STATED PROBLEM:
Everything from the first line of the data through the line with "to\nsafety', 'Other', 'Total'];" is to be echoed exactly, minus the pictures.

**** SOURCE MATERIAL ****

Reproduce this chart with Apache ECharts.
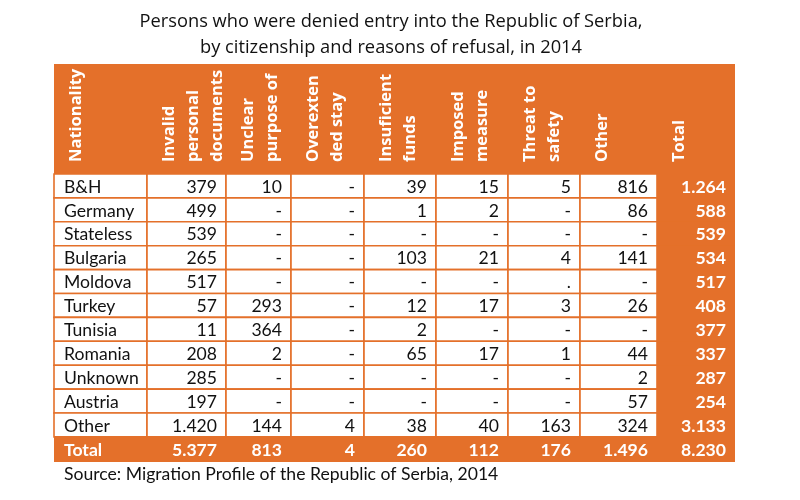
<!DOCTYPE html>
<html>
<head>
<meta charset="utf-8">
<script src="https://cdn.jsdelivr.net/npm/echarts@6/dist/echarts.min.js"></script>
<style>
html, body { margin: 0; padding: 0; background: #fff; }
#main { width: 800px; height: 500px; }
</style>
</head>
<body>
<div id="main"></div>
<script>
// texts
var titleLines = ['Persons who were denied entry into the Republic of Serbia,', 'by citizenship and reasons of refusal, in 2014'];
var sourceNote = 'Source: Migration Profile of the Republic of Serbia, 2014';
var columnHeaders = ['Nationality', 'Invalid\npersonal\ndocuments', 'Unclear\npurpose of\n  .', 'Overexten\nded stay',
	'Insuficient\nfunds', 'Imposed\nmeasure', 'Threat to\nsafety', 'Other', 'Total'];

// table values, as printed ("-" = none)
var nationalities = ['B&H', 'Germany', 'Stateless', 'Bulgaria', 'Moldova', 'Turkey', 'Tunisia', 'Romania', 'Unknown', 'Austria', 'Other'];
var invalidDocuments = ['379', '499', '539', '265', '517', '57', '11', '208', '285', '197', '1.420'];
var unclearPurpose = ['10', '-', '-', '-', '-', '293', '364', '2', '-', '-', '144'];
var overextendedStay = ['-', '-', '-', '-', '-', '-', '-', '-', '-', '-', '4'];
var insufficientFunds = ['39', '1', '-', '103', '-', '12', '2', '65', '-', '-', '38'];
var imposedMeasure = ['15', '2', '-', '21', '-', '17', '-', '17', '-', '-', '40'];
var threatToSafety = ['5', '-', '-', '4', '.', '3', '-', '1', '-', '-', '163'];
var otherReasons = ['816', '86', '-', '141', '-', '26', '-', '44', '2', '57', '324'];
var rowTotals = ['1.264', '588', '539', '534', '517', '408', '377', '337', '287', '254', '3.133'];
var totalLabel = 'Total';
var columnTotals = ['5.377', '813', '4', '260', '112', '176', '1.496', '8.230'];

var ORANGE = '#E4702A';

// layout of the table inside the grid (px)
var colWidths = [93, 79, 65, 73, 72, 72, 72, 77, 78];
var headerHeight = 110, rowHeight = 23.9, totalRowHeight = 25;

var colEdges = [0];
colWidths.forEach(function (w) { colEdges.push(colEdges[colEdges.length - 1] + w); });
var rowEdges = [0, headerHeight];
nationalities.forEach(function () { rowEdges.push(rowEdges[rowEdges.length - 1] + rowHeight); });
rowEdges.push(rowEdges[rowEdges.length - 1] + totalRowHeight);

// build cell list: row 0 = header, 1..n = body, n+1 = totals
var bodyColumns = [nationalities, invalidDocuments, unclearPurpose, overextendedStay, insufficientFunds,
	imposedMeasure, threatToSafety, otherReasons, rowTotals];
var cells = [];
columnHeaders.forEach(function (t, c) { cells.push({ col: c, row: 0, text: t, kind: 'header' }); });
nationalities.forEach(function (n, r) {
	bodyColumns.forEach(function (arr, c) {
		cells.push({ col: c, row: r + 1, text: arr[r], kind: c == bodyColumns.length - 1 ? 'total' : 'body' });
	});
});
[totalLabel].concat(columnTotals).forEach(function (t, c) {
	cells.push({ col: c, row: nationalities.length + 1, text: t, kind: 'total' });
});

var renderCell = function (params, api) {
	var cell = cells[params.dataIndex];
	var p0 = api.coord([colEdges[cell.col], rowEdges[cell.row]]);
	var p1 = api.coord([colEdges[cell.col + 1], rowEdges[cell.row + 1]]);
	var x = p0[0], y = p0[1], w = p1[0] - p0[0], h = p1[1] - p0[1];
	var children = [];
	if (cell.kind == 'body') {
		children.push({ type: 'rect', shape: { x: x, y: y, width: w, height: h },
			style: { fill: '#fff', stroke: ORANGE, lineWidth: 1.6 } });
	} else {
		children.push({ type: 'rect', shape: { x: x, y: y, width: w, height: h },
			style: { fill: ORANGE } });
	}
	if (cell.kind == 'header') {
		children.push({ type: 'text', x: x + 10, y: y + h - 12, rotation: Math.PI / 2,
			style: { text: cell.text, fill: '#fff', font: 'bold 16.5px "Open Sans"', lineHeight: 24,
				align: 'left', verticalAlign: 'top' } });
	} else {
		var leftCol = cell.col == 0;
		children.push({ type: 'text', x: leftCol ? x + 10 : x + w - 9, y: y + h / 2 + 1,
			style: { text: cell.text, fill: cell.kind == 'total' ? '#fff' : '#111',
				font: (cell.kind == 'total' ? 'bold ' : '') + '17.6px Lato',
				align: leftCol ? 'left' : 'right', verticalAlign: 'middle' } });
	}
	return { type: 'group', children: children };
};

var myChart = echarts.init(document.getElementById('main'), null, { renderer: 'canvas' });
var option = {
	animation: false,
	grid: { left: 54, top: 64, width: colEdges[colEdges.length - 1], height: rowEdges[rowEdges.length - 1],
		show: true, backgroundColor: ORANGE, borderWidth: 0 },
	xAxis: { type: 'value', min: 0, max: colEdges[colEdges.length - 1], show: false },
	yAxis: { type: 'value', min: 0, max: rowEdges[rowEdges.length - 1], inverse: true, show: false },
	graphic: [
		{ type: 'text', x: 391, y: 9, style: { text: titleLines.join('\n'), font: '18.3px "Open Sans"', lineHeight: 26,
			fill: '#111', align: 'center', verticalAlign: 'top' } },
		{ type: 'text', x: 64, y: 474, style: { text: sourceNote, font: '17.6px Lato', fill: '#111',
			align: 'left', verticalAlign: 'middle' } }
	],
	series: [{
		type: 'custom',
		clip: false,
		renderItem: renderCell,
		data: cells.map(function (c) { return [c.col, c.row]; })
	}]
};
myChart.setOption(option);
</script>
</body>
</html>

****

OUTPUT OF THE TASK:
Reproduce this chart with Apache ECharts.
<!DOCTYPE html>
<html>
<head>
<meta charset="utf-8">
<script src="https://cdn.jsdelivr.net/npm/echarts@6/dist/echarts.min.js"></script>
<style>
html, body { margin: 0; padding: 0; background: #fff; }
#main { width: 800px; height: 500px; }
</style>
</head>
<body>
<div id="main"></div>
<script>
// texts
var titleLines = ['Persons who were denied entry into the Republic of Serbia,', 'by citizenship and reasons of refusal, in 2014'];
var sourceNote = 'Source: Migration Profile of the Republic of Serbia, 2014';
var columnHeaders = ['Nationality', 'Invalid\npersonal\ndocuments', 'Unclear\npurpose of\n  .', 'Overexten\nded stay',
	'Insuficient\nfunds', 'Imposed\nmeasure', 'Threat to\nsafety', 'Other', 'Total'];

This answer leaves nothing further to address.